Goal: Set down each line of the material that follows, exactly, with no pictures.

===============

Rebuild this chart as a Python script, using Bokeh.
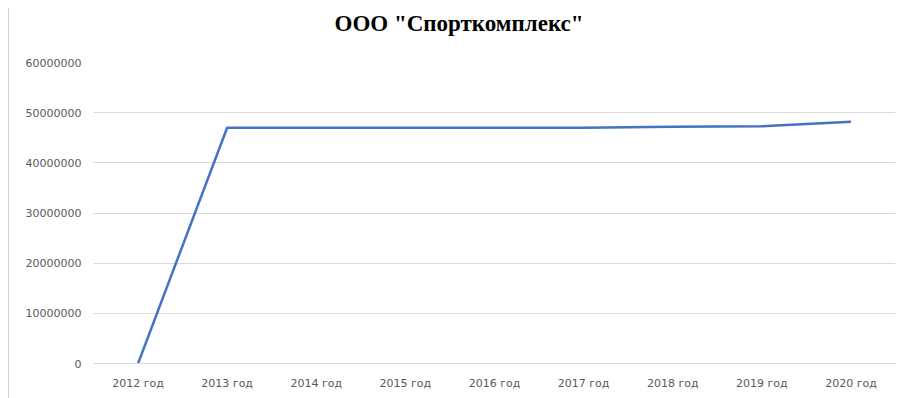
from bokeh.plotting import figure
from bokeh.models import Range1d, FixedTicker, BasicTickFormatter, Div, Title
from bokeh.layouts import row
from bokeh.embed import file_html
from bokeh.resources import INLINE

years = ["2012 год", "2013 год", "2014 год", "2015 год", "2016 год",
         "2017 год", "2018 год", "2019 год", "2020 год"]
values = [0, 47000000, 47000000, 47000000, 47000000,
          47000000, 47200000, 47300000, 48200000]
y_ticks = [0, 10000000, 20000000, 30000000, 40000000, 50000000, 60000000]
title_text = 'ООО "Спорткомплекс"'

p = figure(width=903, height=398, x_range=years, y_range=Range1d(0, 60000000),
           output_backend="svg", toolbar_location=None,
           min_border_left=84, min_border_right=17, min_border_bottom=35,
           min_border_top=62)
p.margin = 0
p.title = None
# the trailing empty line keeps the title near the top of the chart
t = Title(text=title_text + "\n", align="left", offset=241, vertical_align="top",
          standoff=0,
          text_font='"Liberation Serif", "DejaVu Serif", "Times New Roman", serif',
          text_font_size="23px",
          text_font_style="bold", text_color="#000000")
p.add_layout(t, "above")

p.line(x=years, y=values, line_color="#4472C4", line_width=2.5)

p.outline_line_color = None
p.background_fill_color = "white"
p.border_fill_color = "white"

p.xgrid.grid_line_color = None
p.ygrid.grid_line_color = "#d9d9d9"
p.ygrid.grid_line_width = 1

p.yaxis.ticker = FixedTicker(ticks=y_ticks)
p.yaxis.formatter = BasicTickFormatter(use_scientific=False)
p.yaxis.axis_line_color = None
p.yaxis.major_tick_line_color = None
p.yaxis.major_tick_out = 0
p.yaxis.minor_tick_line_color = None
p.yaxis.major_label_text_font = "DejaVu Sans"
p.yaxis.major_label_text_font_size = "11px"
p.yaxis.major_label_text_color = "#595959"
p.yaxis.major_label_standoff = 12

p.xaxis.axis_line_color = "#d9d9d9"
p.xaxis.major_tick_line_color = None
p.xaxis.major_tick_out = 0
p.xaxis.minor_tick_line_color = None
p.xaxis.major_label_text_font = "DejaVu Sans"
p.xaxis.major_label_text_font_size = "11px"
p.xaxis.major_label_text_color = "#595959"
p.xaxis.major_label_standoff = 13

spacer = Div(width=9, height=390, margin=(8, 0, 0, 0),
             styles={"border-right": "1px solid #d0d0d0", "box-sizing": "border-box"})
layout = row(spacer, p, spacing=0)
layout.margin = 0

open("out.html", "w").write(file_html(layout, INLINE))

===============

Problem solution:
Rebuild this chart as a Python script, using Bokeh.
from bokeh.plotting import figure
from bokeh.models import Range1d, FixedTicker, BasicTickFormatter, Div, Title
from bokeh.layouts import row
from bokeh.embed import file_html
from bokeh.resources import INLINE

years = ["2012 год", "2013 год", "2014 год", "2015 год", "2016 год",
         "2017 год", "2018 год", "2019 год", "2020 год"]
values = [0, 47000000, 47000000, 47000000, 47000000,
          47000000, 47200000, 47300000, 48200000]
y_ticks = [0, 10000000, 20000000, 30000000, 40000000, 50000000, 60000000]
title_text = 'ООО "Спорткомплекс"'

p = figure(width=903, height=398, x_range=years, y_range=Range1d(0, 60000000),
           output_backend="svg", toolbar_location=None,
           min_border_left=84, min_border_right=17, min_border_bottom=35,
           min_border_top=62)
p.margin = 0
p.title = None
# the trailing empty line keeps the title near the top of the chart
t = Title(text=title_text + "\n", align="left", offset=241, vertical_align="top",
          standoff=0,
          text_font='"Liberation Serif", "DejaVu Serif", "Times New Roman", serif',
          text_font_size="23px",
          text_font_style="bold", text_color="#000000")
p.add_layout(t, "above")

p.line(x=years, y=values, line_color="#4472C4", line_width=2.5)

p.outline_line_color = None
p.background_fill_color = "white"
p.border_fill_color = "white"

p.xgrid.grid_line_color = None
p.ygrid.grid_line_color = "#d9d9d9"
p.ygrid.grid_line_width = 1

p.yaxis.ticker = FixedTicker(ticks=y_ticks)
p.yaxis.formatter = BasicTickFormatter(use_scientific=False)
p.yaxis.axis_line_color = None
p.yaxis.major_tick_line_color = None
p.yaxis.major_tick_out = 0
p.yaxis.minor_tick_line_color = None
p.yaxis.major_label_text_font = "DejaVu Sans"
p.yaxis.major_label_text_font_size = "11px"
p.yaxis.major_label_text_color = "#595959"
p.yaxis.major_label_standoff = 12

p.xaxis.axis_line_color = "#d9d9d9"
p.xaxis.major_tick_line_color = None
p.xaxis.major_tick_out = 0
p.xaxis.minor_tick_line_color = None
p.xaxis.major_label_text_font = "DejaVu Sans"
p.xaxis.major_label_text_font_size = "11px"
p.xaxis.major_label_text_color = "#595959"
p.xaxis.major_label_standoff = 13

spacer = Div(width=9, height=390, margin=(8, 0, 0, 0),
             styles={"border-right": "1px solid #d0d0d0", "box-sizing": "border-box"})
layout = row(spacer, p, spacing=0)
layout.margin = 0

open("out.html", "w").write(file_html(layout, INLINE))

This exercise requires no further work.